::: Data lines

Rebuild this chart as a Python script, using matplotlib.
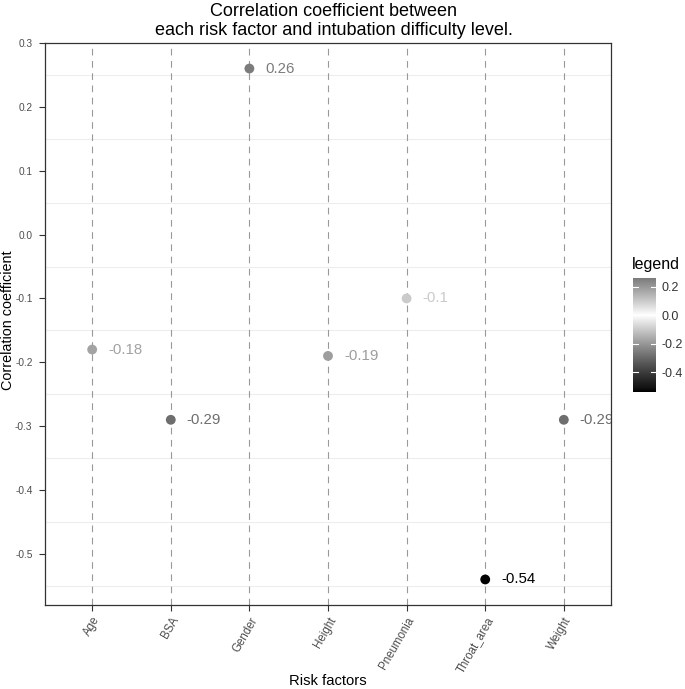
import matplotlib
matplotlib.use("Agg")
import matplotlib.pyplot as plt
import matplotlib.transforms as mtransforms
import numpy as np
from matplotlib.colors import ListedColormap, Normalize

plt.rcParams['font.family'] = ['Liberation Sans', 'DejaVu Sans']

# data
factors = ["Age", "BSA", "Gender", "Height", "Pneumonia", "Throat_area", "Weight"]
corr = [-0.18, -0.29, 0.26, -0.19, -0.10, -0.54, -0.29]
corr_labels = ["-0.18", "-0.29", "0.26", "-0.19", "-0.1", "-0.54", "-0.29"]
yticks = [0.3, 0.2, 0.1, 0.0, -0.1, -0.2, -0.3, -0.4, -0.5]
ytick_labels = ["0.3", "0.2", "0.1", "0.0", "-0.1", "-0.2", "-0.3", "-0.4", "-0.5"]
cbar_ticks = [0.2, 0.0, -0.2, -0.4]
cbar_labels = ["0.2", "0.0", "-0.2", "-0.4"]

W, H = 685, 689


def px_box(l, t, r, b):
    return [l / W, 1 - b / H, (r - l) / W, (b - t) / H]


def lab_gray(L):
    # L* -> sRGB grey level
    L = np.asarray(L, dtype=float)
    fy = (L + 16) / 116
    Y = np.where(L > 8, fy ** 3, L / 903.3)
    c = np.where(Y <= 0.0031308, 12.92 * Y, 1.055 * Y ** (1 / 2.4) - 0.055)
    return np.clip(c, 0, 1)


# gradient2: black - white(0) - black, interpolated in Lab
vmin, vmax = min(corr), max(corr)
span = max(abs(vmin), abs(vmax))


def grey_for(v):
    t = np.abs(np.asarray(v, dtype=float)) / span
    return lab_gray(100 * (1 - t))


vals = np.linspace(vmin, vmax, 256)
g = grey_for(vals)
cmap = ListedColormap(np.stack([g, g, g], axis=1))
norm = Normalize(vmin, vmax)

fig = plt.figure(figsize=(W / 100, H / 100), dpi=100)
ax = fig.add_axes(px_box(45, 43, 611, 605))

x = np.arange(len(factors))
ax.set_xlim(-0.6, len(factors) - 0.4)
ax.set_ylim(-0.58, 0.30)

for yy in np.arange(-0.55, 0.3, 0.1):
    ax.axhline(yy, color="#ededed", lw=0.8, zorder=0)
for xx in x:
    ax.axvline(xx, color="#999999", lw=0.8, ls=(0, (6, 5)), zorder=1)

ax.scatter(x, corr, c=corr, cmap=cmap, norm=norm, s=50, zorder=3, linewidths=0)
off = mtransforms.ScaledTranslation(16 / 100, 0, fig.dpi_scale_trans)
for xi, yi, lab in zip(x, corr, corr_labels):
    gv = float(grey_for(yi))
    ax.text(xi, yi, lab, transform=ax.transData + off, ha="left", va="center",
            fontsize=10.8, color=(gv, gv, gv), clip_on=True, zorder=4)

ax.set_xticks(x)
ax.set_xticklabels(factors, rotation=60, ha="right", va="top", rotation_mode="anchor")
ax.set_yticks(yticks)
ax.set_yticklabels(ytick_labels)
ax.tick_params(axis="both", length=4, width=0.8, color="#333333",
               labelcolor="#4d4d4d", labelsize=8.3)
ax.tick_params(axis="y", labelsize=7.3, pad=5)
ax.tick_params(axis="x", pad=3)
for s in ax.spines.values():
    s.set_color("#333333")
    s.set_linewidth(0.9)

fig.text(328 / W, 1 - 681 / H, "Risk factors", fontsize=10.6, ha="center", va="center")
fig.text(8 / W, 1 - 320 / H, "Correlation coefficient", fontsize=10.4,
         rotation=90, ha="center", va="center")
fig.text(334 / W, 1 - 21 / H,
         "Correlation coefficient between\neach risk factor and intubation difficulty level.",
         fontsize=13, ha="center", va="center", linespacing=1.15)

# colourbar legend
cax = fig.add_axes(px_box(633, 278, 656, 392))
cax.imshow(vals[:, None][::-1], cmap=cmap, norm=norm, aspect="auto",
           extent=[0, 1, vmin, vmax])
cax.set_xlim(0, 1)
cax.set_ylim(vmin, vmax)
for tv in cbar_ticks:
    cax.plot([0, 0.2], [tv, tv], color="white", lw=0.8)
    cax.plot([0.8, 1], [tv, tv], color="white", lw=0.8)
cax.set_xticks([])
cax.yaxis.tick_right()
cax.set_yticks(cbar_ticks)
cax.set_yticklabels(cbar_labels)
cax.tick_params(axis="y", length=0, labelsize=9, labelcolor="#333333", pad=4)
for s in cax.spines.values():
    s.set_visible(False)
fig.text(632 / W, 1 - 264 / H, "legend", fontsize=11.5, ha="left", va="center")

fig.savefig("out.png", dpi=100)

::::::

Stated exercise: Repeat only what lies between the start of the data and the end of the line containing "ax = fig.add_axes(px_box(45, 43, 611, 605))", exactly, with pictures left out.

Written response:
Rebuild this chart as a Python script, using matplotlib.
import matplotlib
matplotlib.use("Agg")
import matplotlib.pyplot as plt
import matplotlib.transforms as mtransforms
import numpy as np
from matplotlib.colors import ListedColormap, Normalize

plt.rcParams['font.family'] = ['Liberation Sans', 'DejaVu Sans']

# data
factors = ["Age", "BSA", "Gender", "Height", "Pneumonia", "Throat_area", "Weight"]
corr = [-0.18, -0.29, 0.26, -0.19, -0.10, -0.54, -0.29]
corr_labels = ["-0.18", "-0.29", "0.26", "-0.19", "-0.1", "-0.54", "-0.29"]
yticks = [0.3, 0.2, 0.1, 0.0, -0.1, -0.2, -0.3, -0.4, -0.5]
ytick_labels = ["0.3", "0.2", "0.1", "0.0", "-0.1", "-0.2", "-0.3", "-0.4", "-0.5"]
cbar_ticks = [0.2, 0.0, -0.2, -0.4]
cbar_labels = ["0.2", "0.0", "-0.2", "-0.4"]

W, H = 685, 689


def px_box(l, t, r, b):
    return [l / W, 1 - b / H, (r - l) / W, (b - t) / H]


def lab_gray(L):
    # L* -> sRGB grey level
    L = np.asarray(L, dtype=float)
    fy = (L + 16) / 116
    Y = np.where(L > 8, fy ** 3, L / 903.3)
    c = np.where(Y <= 0.0031308, 12.92 * Y, 1.055 * Y ** (1 / 2.4) - 0.055)
    return np.clip(c, 0, 1)


# gradient2: black - white(0) - black, interpolated in Lab
vmin, vmax = min(corr), max(corr)
span = max(abs(vmin), abs(vmax))


def grey_for(v):
    t = np.abs(np.asarray(v, dtype=float)) / span
    return lab_gray(100 * (1 - t))


vals = np.linspace(vmin, vmax, 256)
g = grey_for(vals)
cmap = ListedColormap(np.stack([g, g, g], axis=1))
norm = Normalize(vmin, vmax)

fig = plt.figure(figsize=(W / 100, H / 100), dpi=100)
ax = fig.add_axes(px_box(45, 43, 611, 605))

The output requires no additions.